**Problem statement**. Print the listing in its entirety and exactly, leaving out images.

**Data**.
____________

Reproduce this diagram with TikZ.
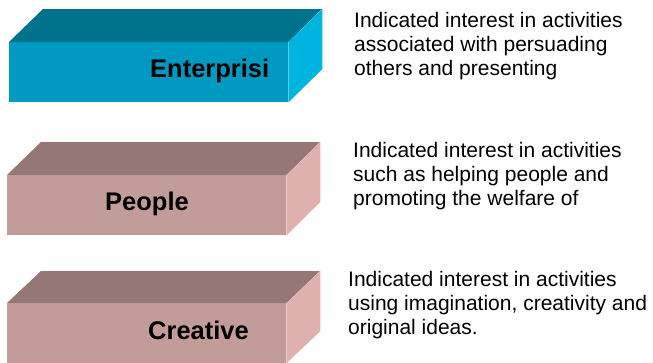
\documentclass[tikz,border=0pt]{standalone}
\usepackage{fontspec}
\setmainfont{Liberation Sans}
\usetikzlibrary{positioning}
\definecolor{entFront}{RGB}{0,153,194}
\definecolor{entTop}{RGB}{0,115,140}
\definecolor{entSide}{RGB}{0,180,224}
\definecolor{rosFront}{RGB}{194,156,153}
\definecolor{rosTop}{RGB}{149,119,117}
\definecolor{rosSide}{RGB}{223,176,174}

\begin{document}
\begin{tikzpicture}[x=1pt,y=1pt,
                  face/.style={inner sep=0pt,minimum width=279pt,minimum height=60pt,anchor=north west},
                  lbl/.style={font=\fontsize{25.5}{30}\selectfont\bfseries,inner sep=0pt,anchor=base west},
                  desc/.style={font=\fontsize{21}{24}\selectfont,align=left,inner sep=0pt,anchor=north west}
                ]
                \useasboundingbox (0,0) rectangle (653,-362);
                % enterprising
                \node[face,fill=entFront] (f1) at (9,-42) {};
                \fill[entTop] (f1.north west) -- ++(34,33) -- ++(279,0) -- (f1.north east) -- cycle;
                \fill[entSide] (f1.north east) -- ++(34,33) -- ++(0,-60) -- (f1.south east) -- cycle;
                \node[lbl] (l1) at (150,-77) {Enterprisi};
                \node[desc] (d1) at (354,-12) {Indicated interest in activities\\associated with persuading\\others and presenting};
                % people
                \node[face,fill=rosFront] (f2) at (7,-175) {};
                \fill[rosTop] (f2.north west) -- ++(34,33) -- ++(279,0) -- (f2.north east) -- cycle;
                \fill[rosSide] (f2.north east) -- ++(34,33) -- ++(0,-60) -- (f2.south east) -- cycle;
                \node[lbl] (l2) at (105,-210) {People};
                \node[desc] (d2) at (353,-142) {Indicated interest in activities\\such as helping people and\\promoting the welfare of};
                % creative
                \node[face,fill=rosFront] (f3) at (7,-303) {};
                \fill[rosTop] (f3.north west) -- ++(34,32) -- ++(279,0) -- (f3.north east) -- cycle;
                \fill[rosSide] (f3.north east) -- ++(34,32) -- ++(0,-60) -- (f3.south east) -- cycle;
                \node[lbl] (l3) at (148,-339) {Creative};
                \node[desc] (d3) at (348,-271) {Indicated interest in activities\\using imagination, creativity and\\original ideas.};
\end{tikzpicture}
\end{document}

____________

**The result**.
Reproduce this diagram with TikZ.
\documentclass[tikz,border=0pt]{standalone}
\usepackage{fontspec}
\setmainfont{Liberation Sans}
\usetikzlibrary{positioning}
\definecolor{entFront}{RGB}{0,153,194}
\definecolor{entTop}{RGB}{0,115,140}
\definecolor{entSide}{RGB}{0,180,224}
\definecolor{rosFront}{RGB}{194,156,153}
\definecolor{rosTop}{RGB}{149,119,117}
\definecolor{rosSide}{RGB}{223,176,174}

\begin{document}
\begin{tikzpicture}[x=1pt,y=1pt,
                  face/.style={inner sep=0pt,minimum width=279pt,minimum height=60pt,anchor=north west},
                  lbl/.style={font=\fontsize{25.5}{30}\selectfont\bfseries,inner sep=0pt,anchor=base west},
                  desc/.style={font=\fontsize{21}{24}\selectfont,align=left,inner sep=0pt,anchor=north west}
                ]
                \useasboundingbox (0,0) rectangle (653,-362);
                % enterprising
                \node[face,fill=entFront] (f1) at (9,-42) {};
                \fill[entTop] (f1.north west) -- ++(34,33) -- ++(279,0) -- (f1.north east) -- cycle;
                \fill[entSide] (f1.north east) -- ++(34,33) -- ++(0,-60) -- (f1.south east) -- cycle;
                \node[lbl] (l1) at (150,-77) {Enterprisi};
                \node[desc] (d1) at (354,-12) {Indicated interest in activities\\associated with persuading\\others and presenting};
                % people
                \node[face,fill=rosFront] (f2) at (7,-175) {};
                \fill[rosTop] (f2.north west) -- ++(34,33) -- ++(279,0) -- (f2.north east) -- cycle;
                \fill[rosSide] (f2.north east) -- ++(34,33) -- ++(0,-60) -- (f2.south east) -- cycle;
                \node[lbl] (l2) at (105,-210) {People};
                \node[desc] (d2) at (353,-142) {Indicated interest in activities\\such as helping people and\\promoting the welfare of};
                % creative
                \node[face,fill=rosFront] (f3) at (7,-303) {};
                \fill[rosTop] (f3.north west) -- ++(34,32) -- ++(279,0) -- (f3.north east) -- cycle;
                \fill[rosSide] (f3.north east) -- ++(34,32) -- ++(0,-60) -- (f3.south east) -- cycle;
                \node[lbl] (l3) at (148,-339) {Creative};
                \node[desc] (d3) at (348,-271) {Indicated interest in activities\\using imagination, creativity and\\original ideas.};
\end{tikzpicture}
\end{document}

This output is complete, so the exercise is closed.